Another method involves donating an existing policy to a charity during the donor’s lifetime. While more complex from a tax perspective, this strategy can provide immediate and ongoing tax benefits. This post focuses on this method.
An Example: Donation of an Existing Policy
To illustrate, consider an example of Clara, who owns a $1 million permanent life insurance policy initially purchased for estate planning purposes, which are no longer relevant. The policy has a cash surrender value (CSV) of $130,000 and an adjusted cost basis (ACB) of $90,000. If Clara were to surrender the policy, she would face a taxable gain of $40,000 (CSV minus ACB). Assuming a 50% tax rate, her tax liability would be $20,000, leaving her with net proceeds of $110,000.
Before surrendering the policy, Clara consults her insurance advisor, who suggests she consider donating the policy to her favorite charity. After agreeing, the charity accepts the policy and has it appraised by a qualified actuary. Considering Clara’s health, the policy’s death benefit, future interest rates, and other factors, the actuary determines the policy’s fair market value (FMV) to be $420,000.
Clara proceeds with the donation, and the charity issues a donation receipt for $420,000. The tax savings from this donation approximate $210,000 (depending on Clara’s province of residence), significantly outweighing the $20,000 tax payable on the policy disposition. Clara’s proceeds of disposition are equal to the policy’s CSV of $130,000, the same as if she had surrendered it.

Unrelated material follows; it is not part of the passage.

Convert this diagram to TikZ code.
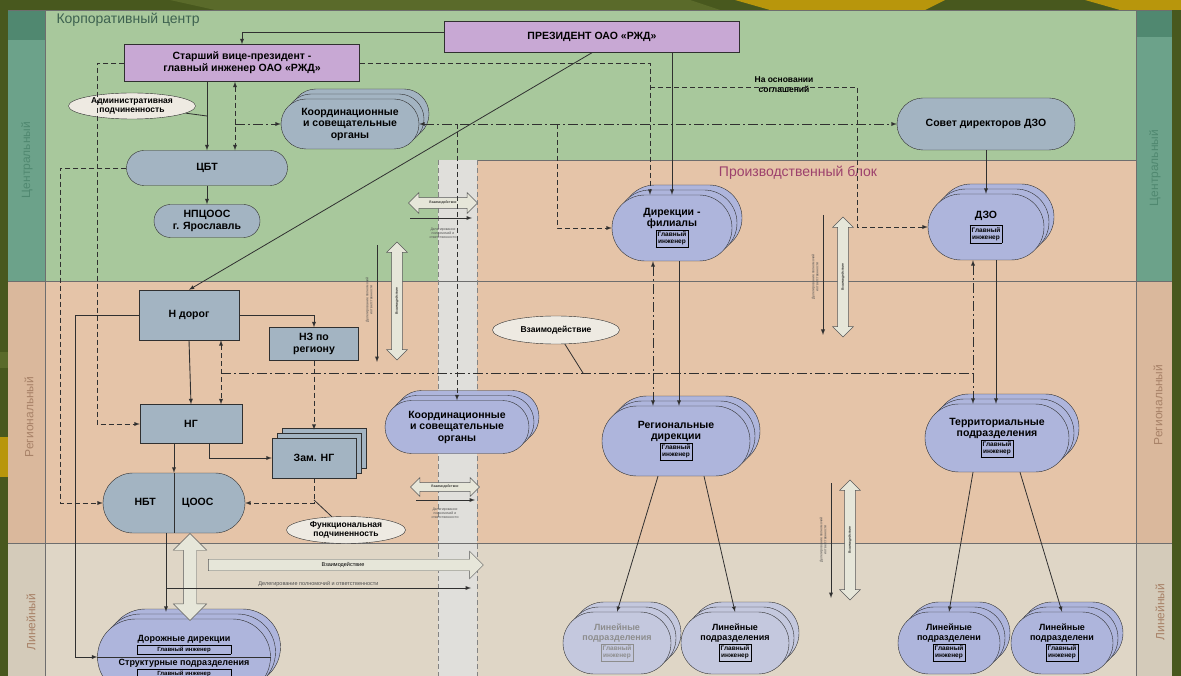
\documentclass[tikz,border=0pt]{standalone}
\usepackage{fontspec}
\setmainfont{Liberation Sans}
\usepackage{tikz}
\usetikzlibrary{shapes, arrows, positioning, shadows}

\definecolor{oliva}{RGB}{72,88,30}
\definecolor{olivasvet}{RGB}{90,106,42}
\definecolor{zoloto}{RGB}{184,150,12}
\definecolor{zelen}{RGB}{168,200,156}
\definecolor{biruza}{RGB}{108,162,138}
\definecolor{biruzatemn}{RGB}{80,136,112}
\definecolor{persik}{RGB}{229,196,168}
\definecolor{persiktemn}{RGB}{218,184,156}
\definecolor{bezh}{RGB}{223,214,198}
\definecolor{bezhtemn}{RGB}{212,203,186}
\definecolor{serpolosa}{RGB}{224,223,219}
\definecolor{fiolet}{RGB}{200,168,212}
\definecolor{sinij}{RGB}{163,180,194}
\definecolor{lavanda}{RGB}{174,181,220}
\definecolor{blednyj}{RGB}{196,200,222}
\definecolor{oblako}{RGB}{238,234,226}
\definecolor{liniya}{RGB}{48,48,48}
\definecolor{malina}{RGB}{156,64,108}
\definecolor{podpis}{RGB}{62,98,80}
\definecolor{podpisreg}{RGB}{168,130,104}
\definecolor{polyj}{RGB}{214,214,192}

\setlength{\fboxsep}{1.5pt}
\setlength{\fboxrule}{0.6pt}
\newcommand{\glinzh}{\fbox{\fontsize{6.5}{7}\selectfont\begin{tabular}{@{}c@{}}Главный\\инженер\end{tabular}}}
\newcommand{\glinzhdl}{\fbox{\makebox[90pt]{\fontsize{6}{6}\selectfont Главный инженер}}}

\tikzstyle{rukovod} = [draw=liniya, fill=fiolet, rectangle, inner sep=1pt, align=center, font=\bfseries\fontsize{10.5}{12}\selectfont]
\tikzstyle{upravl} = [draw=liniya, fill=sinij, rectangle, inner sep=1pt, align=center, font=\bfseries\fontsize{10.5}{12}\selectfont]
\tikzstyle{organ} = [draw=liniya, fill=sinij, rounded rectangle, inner sep=1pt, align=center, font=\bfseries\fontsize{10.5}{11.5}\selectfont]
\tikzstyle{primech} = [draw=liniya, fill=oblako, ellipse, inner sep=0pt, align=center, font=\bfseries\fontsize{8.5}{9.5}\selectfont]
\tikzstyle{strelka} = [draw=liniya, line width=0.9pt, -latex]
\tikzstyle{dvestrelki} = [draw=liniya, line width=0.9pt, latex-latex]
\tikzstyle{punktir} = [dash pattern=on 5pt off 3pt]
\tikzstyle{shtrpunkt} = [dash pattern=on 10pt off 3pt on 2pt off 3pt]
\tikzstyle{polaja} = [double arrow, draw=liniya!80, fill=polyj!60!white, double arrow head extend=5pt, inner xsep=2pt, inner ysep=3.5pt, font=\fontsize{3.5}{4}\selectfont]
\tikzstyle{polajaodna} = [single arrow, draw=liniya!80, fill=polyj!60!white, single arrow head extend=8pt, inner xsep=2pt, inner ysep=3pt, font=\fontsize{5.5}{6}\selectfont]
\tikzstyle{melkij} = [align=center, inner sep=0pt, text=liniya!85, font=\fontsize{3.5}{4}\selectfont]
\tikzstyle{polosa} = [rotate=90, inner sep=0pt, font=\fontsize{12}{12}\selectfont]
\tikzset{stopka/.style={double copy shadow={shadow xshift=5pt, shadow yshift=5pt, fill=#1, draw=liniya}}}

\begin{document}
\begin{tikzpicture}[x=1pt, y=-1pt]
\useasboundingbox (0,0) rectangle (1181,676);
\clip (0,0) rectangle (1181,676);

% фон слайда
\fill[oliva] (0,0) rectangle (1181,676);
\fill[olivasvet] (170,0) -- (690,0) -- (720,10) -- (215,10) -- cycle;
\fill[zoloto] (735,0) -- (945,0) -- (925,10) -- (770,10) -- cycle;
\fill[zoloto] (1085,0) -- (1181,0) -- (1181,10) -- (1120,10) -- cycle;
\fill[zoloto] (0,437) rectangle (8,477);
\fill[olivasvet] (0,352) rectangle (8,368);

% уровни
\fill[zelen] (45,10) rectangle (1136,281);
\fill[persik] (477,160) rectangle (1136,281);
\fill[persik] (45,281) rectangle (1136,543);
\fill[bezh] (45,543) rectangle (1136,676);
\fill[serpolosa] (438,160) rectangle (477,676);
\fill[biruza] (8,10) rectangle (45,281);
\fill[biruzatemn] (8,10) rectangle (45,40);
\fill[persiktemn] (8,281) rectangle (45,543);
\fill[bezhtemn] (8,543) rectangle (45,676);
\fill[biruza] (1136,10) rectangle (1172,281);
\fill[biruzatemn] (1136,10) rectangle (1172,37);
\fill[persiktemn] (1136,281) rectangle (1172,543);
\fill[bezhtemn] (1136,543) rectangle (1172,676);
\draw[liniya!70, line width=0.8pt] (8,10) -- (1172,10) (8,281) -- (1172,281) (8,543) -- (1172,543)
  (45,10) -- (45,676) (1136,10) -- (1136,676) (477,160) -- (1136,160);
\draw[liniya!60, punktir] (438,160) -- (438,676) (477,160) -- (477,676);

\node[anchor=west, text=podpis, font=\fontsize{14}{14}\selectfont] (korp) at (53,20) {Корпоративный центр};
\node[text=malina, font=\fontsize{14}{14}\selectfont] (proizv) at (798,173) {Производственный блок};
\node[polosa, text=biruzatemn] (lcentr) at (27,160) {Центральный};
\node[polosa, text=podpisreg] (lreg) at (29,417) {Региональный};
\node[polosa, text=podpisreg] (llin) at (31,622) {Линейный};
\node[polosa, text=biruzatemn] (pcentr) at (1155,168) {Центральный};
\node[polosa, text=podpisreg] (preg) at (1158,405) {Региональный};
\node[polosa, text=podpisreg] (plin) at (1160,612) {Линейный};

% корпоративный центр
\node[rukovod, minimum width=295pt, minimum height=31pt] (pres) at (592,37) {ПРЕЗИДЕНТ ОАО «РЖД»};
\node[rukovod, minimum width=235pt, minimum height=37pt] (svp) at (242,63) {Старший вице-президент -\\главный инженер ОАО «РЖД»};
\node[primech, minimum width=127pt, minimum height=26pt] (adm) at (132,106) {Административная\\подчиненность};
\node[organ, stopka=sinij, minimum width=140pt, minimum height=50pt] (kso1) at (350,124) {Координационные\\и совещательные\\органы};
\node[organ, minimum width=163pt, minimum height=35pt] (cbt) at (207,168) {ЦБТ};
\node[organ, minimum width=108pt, minimum height=33pt] (npc) at (207,221) {НПЦООС\\г. Ярославль};
\node[organ, minimum width=180pt, minimum height=52pt] (sovet) at (986,124) {Совет директоров ДЗО};
\node[align=center, font=\bfseries\fontsize{8.5}{10}\selectfont] (osnov) at (784,85) {На основании\\соглашений};
\node[organ, fill=lavanda, stopka=lavanda, minimum width=122pt, minimum height=66pt] (dirf) at (672,228) {Дирекции -\\филиалы\\\glinzh};
\node[organ, fill=lavanda, stopka=lavanda, minimum width=118pt, minimum height=66pt] (dzo) at (986,227) {ДЗО\\[4pt]\glinzh};

% региональный уровень
\node[upravl, minimum width=100pt, minimum height=50pt] (ndor) at (189,315) {Н дорог};
\node[upravl, minimum width=89pt, minimum height=33pt] (nz) at (314,344) {НЗ по\\региону};
\node[primech, minimum width=127pt, minimum height=28pt] (vzaim) at (556,330) {Взаимодействие};
\node[organ, fill=lavanda, stopka=lavanda, minimum width=146pt, minimum height=53pt] (kso2) at (457,427) {Координационные\\и совещательные\\органы};
\node[upravl, minimum width=102pt, minimum height=39pt] (ng) at (191,424) {НГ};
\node[upravl, stopka=sinij, minimum width=84pt, minimum height=40pt] (zam) at (314,458) {Зам. НГ};
\node[organ, fill=lavanda, stopka=lavanda, minimum width=150pt, minimum height=70pt] (regd) at (676,441) {Региональные\\дирекции\\\glinzh};
\node[organ, fill=lavanda, stopka=lavanda, minimum width=146pt, minimum height=68pt] (terr) at (997,438) {Территориальные\\подразделения\\\glinzh};
\node[organ, minimum width=144pt, minimum height=60pt] (nbt) at (174,503) {НБТ\hspace{26pt}ЦООС};
\node[primech, minimum width=119pt, minimum height=27pt] (func) at (346,530) {Функциональная\\подчиненность};

% линейный уровень
\node[organ, fill=lavanda, stopka=lavanda, minimum width=175pt, minimum height=76pt, font=\bfseries\fontsize{9}{10}\selectfont] (dordir) at (184,657) {Дорожные дирекции\\\glinzhdl\\[4pt]Структурные подразделения\\\glinzhdl};
\node[organ, fill=blednyj, stopka=blednyj, text=liniya!55, minimum width=110pt, minimum height=62pt, font=\bfseries\fontsize{9}{10}\selectfont] (lp1) at (617,643) {Линейные\\подразделения\\\glinzh};
\node[organ, fill=blednyj, stopka=blednyj, minimum width=110pt, minimum height=62pt, font=\bfseries\fontsize{9}{10}\selectfont] (lp2) at (735,643) {Линейные\\подразделения\\\glinzh};
\node[organ, fill=lavanda, stopka=lavanda, minimum width=104pt, minimum height=62pt, font=\bfseries\fontsize{9}{10}\selectfont] (lp3) at (949,643) {Линейные\\подразделени\\\glinzh};
\node[organ, fill=lavanda, stopka=lavanda, minimum width=104pt, minimum height=62pt, font=\bfseries\fontsize{9}{10}\selectfont] (lp4) at (1062,643) {Линейные\\подразделени\\\glinzh};

% полые стрелки взаимодействия
\node[polaja, rotate=90, minimum height=118pt] (vzv1) at (397,301) {Взаимодействие};
\node[polaja, rotate=90, minimum height=120pt] (vzv2) at (843,277) {Взаимодействие};
\node[polaja, rotate=90, minimum height=120pt] (vzv3) at (850,540) {Взаимодействие};
\node[polaja, minimum height=69pt] (vzg1) at (443,203) {Взаимодействие};
\node[polaja, inner ysep=2.5pt, minimum height=69pt] (vzg2) at (445,487) {Взаимодействие};
\node[polaja, rotate=90, double arrow head extend=10pt, inner ysep=6.5pt, minimum height=87pt] (vzbol) at (190,577) {};
\node[polajaodna, minimum height=275pt] (vzbolg) at (343,565) {Взаимодействие};

% опорные точки
\coordinate (razv) at (235,124);
\coordinate (adm1) at (207,116);
\coordinate (lev1) at (97,0);
\coordinate (lev2) at (60,0);
\coordinate (lev3) at (75,0);
\coordinate (vetv1) at (557,124);
\coordinate (osn1) at (650,87);
\coordinate (osn2) at (857,87);
\coordinate (dfdash) at (653,0);
\coordinate (dfsol) at (679,0);
\coordinate (dzdash) at (973,0);
\coordinate (dzsol) at (996,0);
\coordinate (reg1) at (221,373);
\coordinate (reg2) at (973,373);
\coordinate (vz1) at (583,373);
\coordinate (fun1) at (314,500);
\coordinate (ngzam) at (209,0);
\coordinate (dorl) at (166,0);
\coordinate (rd1) at (658,0);
\coordinate (rd2) at (704,0);
\coordinate (tp1) at (973,0);
\coordinate (tp2) at (1020,0);
\coordinate (del1a) at (377,245);
\coordinate (del1b) at (377,362);
\coordinate (del2a) at (410,218);
\coordinate (del2b) at (472,218);
\coordinate (del3a) at (823,215);
\coordinate (del3b) at (823,335);
\coordinate (del4a) at (831,483);
\coordinate (del4b) at (831,598);
\coordinate (del5a) at (416,500);
\coordinate (del5b) at (475,500);
\coordinate (del6a) at (166,588);
\coordinate (del6b) at (471,588);

% связи корпоративного центра
\draw[strelka] ([yshift=5pt]pres.west) -| (svp.north);
\draw[strelka] (cbt.north |- svp.south) -- (cbt.north);
\draw[punktir, dvestrelki] (razv |- svp.south) -- (razv |- cbt.north);
\draw[shtrpunkt, strelka] (razv) -- (kso1.west);
\draw[liniya, line width=0.8pt] (adm) -- (adm1);
\draw[strelka] (cbt.south) -- (npc.north);
\draw[punktir, strelka] (svp.west) -| (lev1 |- ng.west) -- (ng.west);
\draw[punktir, strelka] (cbt.west) -| (lev2 |- nbt.west) -- (nbt.west);
\draw[punktir, strelka] (svp.east) -| (osn1 |- dirf.north);
\draw[strelka] (pres.south -| dirf.north) -- (dirf.north);
\draw[liniya, line width=0.8pt, -latex] (pres.south) -- (ndor.north);
\draw[shtrpunkt, dvestrelki] (kso1.east) -- (sovet.west);
\draw[punktir, strelka] (kso2.north |- razv) -- (kso2.north);
\draw[punktir, strelka] (vetv1) |- (dirf.west);
\draw[punktir, strelka] (osn1) -- (osn2) |- (dzo.west);
\draw[strelka] (sovet.south) -- (dzo.north);

% производственный блок
\draw[shtrpunkt, dvestrelki] (dfdash |- dirf.south) -- (dfdash |- regd.north);
\draw[strelka] (dfsol |- dirf.south) -- (dfsol |- regd.north);
\draw[shtrpunkt, dvestrelki] (dzdash |- dzo.south) -- (dzdash |- terr.north);
\draw[strelka] (dzsol |- dzo.south) -- (dzsol |- terr.north);
\draw[shtrpunkt, draw=liniya, line width=0.9pt] (reg1) -- (reg2);
\draw[liniya, line width=0.8pt] (vzaim) -- (vz1);

% региональный уровень
\draw[strelka] (ndor.east) -| (nz.north);
\draw[strelka] (ndor.south) -- (ng.north);
\draw[punktir, dvestrelki] (reg1 |- ndor.south) -- (reg1 |- ng.north);
\draw[punktir, strelka] (nz.south) -- ([yshift=8pt]zam.north);
\draw[strelka] (ngzam |- ng.south) |- (zam.west);
\draw[strelka] (nbt.north |- ng.south) -- (nbt.north);
\draw[liniya, line width=0.8pt] (nbt.north) -- (nbt.south);
\draw[punktir, strelka] (zam.south) |- (nbt.east);
\draw[liniya, line width=0.8pt] (func) -- (fun1);

% линейный уровень
\draw[strelka] (dorl |- nbt.south) -- ([yshift=7pt]dorl |- dordir.north);
\draw[strelka] (ndor.west) -| (lev3 |- dordir.west) -- (dordir.west);
\draw[liniya, line width=0.8pt] (dordir.west) -- (dordir.east);
\draw[liniya, line width=0.8pt, -latex] (rd1 |- regd.south) -- (lp1.north);
\draw[liniya, line width=0.8pt, -latex] (rd2 |- regd.south) -- (lp2.north);
\draw[liniya, line width=0.8pt, -latex] (tp1 |- terr.south) -- (lp3.north);
\draw[liniya, line width=0.8pt, -latex] (tp2 |- terr.south) -- (lp4.north);

% делегирование полномочий
\draw[strelka] (del1a) -- (del1b);
\node[melkij, rotate=90] (dt1) at (369,300) {Делегирование полномочий\\и ответственности};
\draw[strelka] (del2a) -- (del2b);
\node[melkij] (dt2) at (443,233) {Делегирование\\полномочий и\\ответственности};
\draw[strelka] (del3a) -- (del3b);
\node[melkij, rotate=90] (dt3) at (815,277) {Делегирование полномочий\\и ответственности};
\draw[strelka] (del4a) -- (del4b);
\node[melkij, rotate=90] (dt4) at (823,540) {Делегирование полномочий\\и ответственности};
\draw[strelka] (del5a) -- (del5b);
\node[melkij] (dt5) at (445,513) {Делегирование\\полномочий и\\ответственности};
\draw[strelka] (del6a) -- (del6b) node[midway, above=1pt, melkij, font=\fontsize{5.5}{6}\selectfont] {Делегирование полномочий и ответственности};
\end{tikzpicture}
\end{document}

The donation credit can be used to offset tax in the year of donation, up to 75% of Clara’s net income, with any excess carried forward for up to five years.
Important Considerations for Donors
- Ownership Period Rules: If a donor has owned the policy for less than three years (or less than ten years if acquired with the intention of donation), the value of the gift is limited to the lesser of its FMV or its ACB. For example, if Clara had owned the policy for just two years, the donation value would be restricted to its ACB of $90,000, reducing the potential tax benefits.
- Term-to-Permanent Policy Conversion: A policy converted from term to permanent shortly before donation may be treated as a new policy under the three- and ten-year rules, limiting the donation value to the ACB. A cautious approach, such as gifting the term policy before conversion, may avoid this issue.
- Charity’s Willingness to Accept: Not all charities are equipped to manage ongoing premium payments or other complexities associated with owning a life insurance policy. Donors should discuss these details with the intended charity early in the process. Larger charities or public foundations may be better suited to accept such gifts.
Final Thoughts
Donating a life insurance policy can be a win-win for donors and charities, providing significant tax relief while supporting meaningful causes. However, the strategy requires careful planning and professional advice to navigate tax rules and maximize benefits. Prospective donors should work closely with qualified tax and actuarial advisors, as well as the chosen charity, to ensure a smooth and mutually beneficial process.